Prop. 8 challenge reaches California court |

Prop. 8 challenge reaches California court

SAN FRANCISCO ” One year and one day after the state Supreme Court entertained arguments on extending marriage to gay couples, many of the same lawyers will be back before the same seven justices Thursday arguing why California’s voter-appproved ban on same-sex marriage should stand or fall.

The passage of Proposition 8 last November changed the state constitution to prohibit gay marriage and trumped the high court’s decision a few months earlier to legalize it. But the ballot measure was appealed and the justices are getting the final word on whether marriage is an institution that must accommodate two women or two men.

The debate will be framed by not only the gay and lesbian couples who see their struggle as the modern equivalent of prohibitions on interracial marriage, but the 7 million citizens who rejected that comparison in an $83 million election.

The stakes are high ” for the 18,000 couples who married while same-sex weddings were legal, for gay marriage opponents who object on religious grounds and for others who are deeply divided on the issue.
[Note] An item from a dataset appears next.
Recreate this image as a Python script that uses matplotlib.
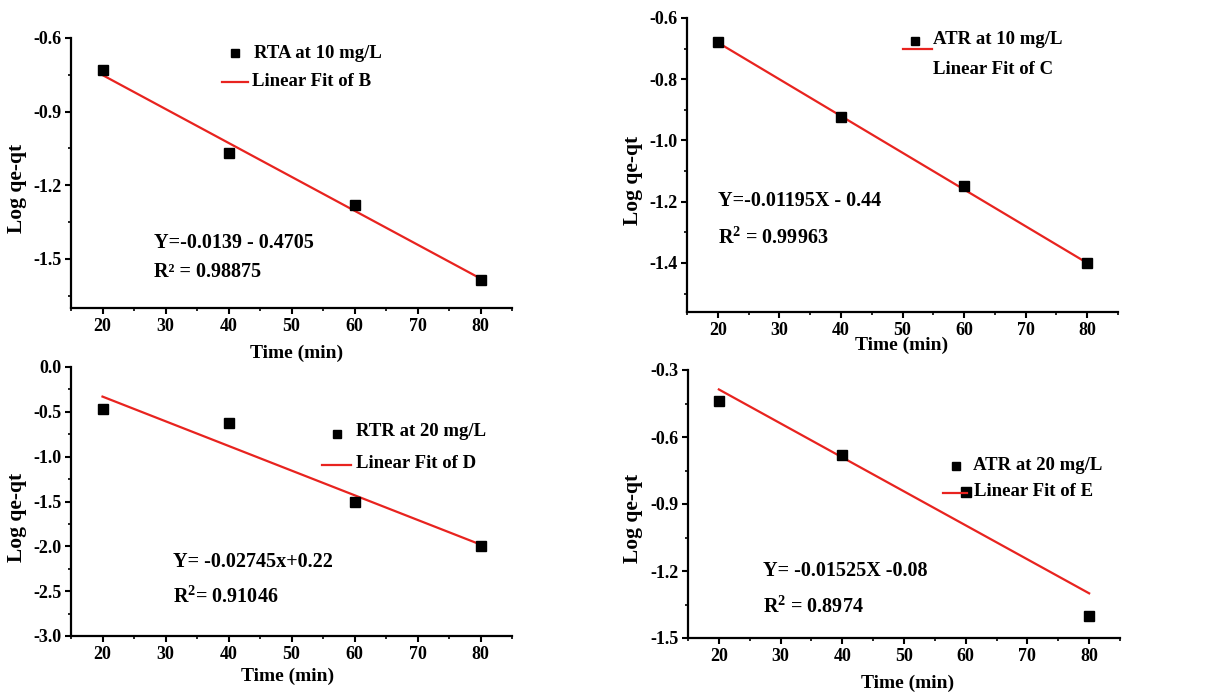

And whatever the court decides is likely to have ramifications not only for millions of Californians but also for other states grappling over gay marriage.

The question is whether a majority of the justices will defer to popular will or, having already declared that preventing gay people from marrying was unconstitutional, will do so again. Legal experts say it is a tough call and that the court’s decision, due within 90 days, will be debated for years to come.

“It’s very unusual for any kind of state court to do what the petitioners are asking the California Supreme Court to do,” said William Eskridge, a Yale University constitutional law professor who frequently writes on gay issues. “If you are going to do something like that, it had better be on an issue where you are sure what the verdict of future generations is going to be.”

Same-sex marriage supporters are urging the court to overturn Proposition 8 on the grounds that the measure made such a sweeping change to the state constitution that its sponsors lacked the authority to put it on the ballot without approval from the California Legislature. Citizens can petition to put constitutional amendments, but not substantial revisions, directly to voters.

In a rare departure, the state’s own top lawyer, Attorney General Jerry Brown, has refused to defend the initiative and is urging the justices to invalidate it. Brown says Proposition 8 itself is unconstitutional because the Supreme Court’s 4-3 decision last year recognized gays as a minority group entitled to judicial protection and established marriage as a fundamental right.

Legal experts say Proposition 8, which won 52 percent of the vote, would almost certainly stand if not for one notable fact: the marriage amendment represents the first time in California history that the constitution was changed at the ballot box to deprive a protected minority group of a right expressly carved out by the court.

“It would be unprecedented for the court to overturn Proposition 8 only because Proposition 8 is unprecedented,” said Dale Carpenter, a University of Minnesota constitutional law professor.

Carpenter, who support marriage rights for same-sex couples, said he immediately thought the appeal was the reaction of a sore loser.

“But when you get away from the particular issue of same-sex marriage and ask the question in general, ‘Do we want a simple majority of voters to take fundamental rights away from protected classes?’ the answer is no,” he said.

A broad spectrum of civil rights groups, including the NAACP, the Mexican American Legal Defense and Education Fund, and the National Organization for Women, have submitted friend-of-the-court briefs in the case, saying other minorities could have their rights put up for a vote if the measure is upheld.

Others, however, see just as much danger in limiting California’s tradition of direct democracy.

Lynn Wardle, a Brigham Young University professor who submitted brief in support of Proposition 8, said, “Do you defer to the political establishment, which in this case supports same-sex marriage and wants Prop. 8 undone, or to California’s history of being probably the most populist state in America?”

In the 99 years since California has allowed constitutional changes by citizen initiative, the Supreme Court has tossed out only a handful of voter-approved measures because they were significant revisions that needed prior legislative approval.

Meanwhile, the court has upheld hundreds of voter-approved constitutional changes. One reinstated the death penalty in the 1970s after the panel had ruled that capital punishment was unconstitutional.

On Thurday, the court also will hear arguments on what should happen to the estimated 18,000 same-sex marriages that were sanctioned in the state before election day, if the measure is upheld.

The sponsors of Proposition 8, represented by former U.S. Solicitor General Kenneth Starr, argue the measure’s language makes it clear the state can no longer recognize those marriages. The attorney general and lawyers for the couples and local governments say the initiative was not explicit enough to undo the unions.

Legal observers, even some gay marriage opponents, say they think the court may be reluctant to void existing marriages.

“There is no question, for a period of time, there was same-sex marriage in California, albeit a very short period of time,” said James Sweeney, a constitutional lawyer in Sacramento who represents the California Catholic Conference.

Most of the plaintiffs in the original gay marriage case now have wed but wonder whether the same justices will void their unions.

“The fact that we have to sit here and wait for another court case is painful and takes something away from our joy and our celebration,” said Jeanne Rizzo, 62, of Tiburon, who married her partner of 19 years last year.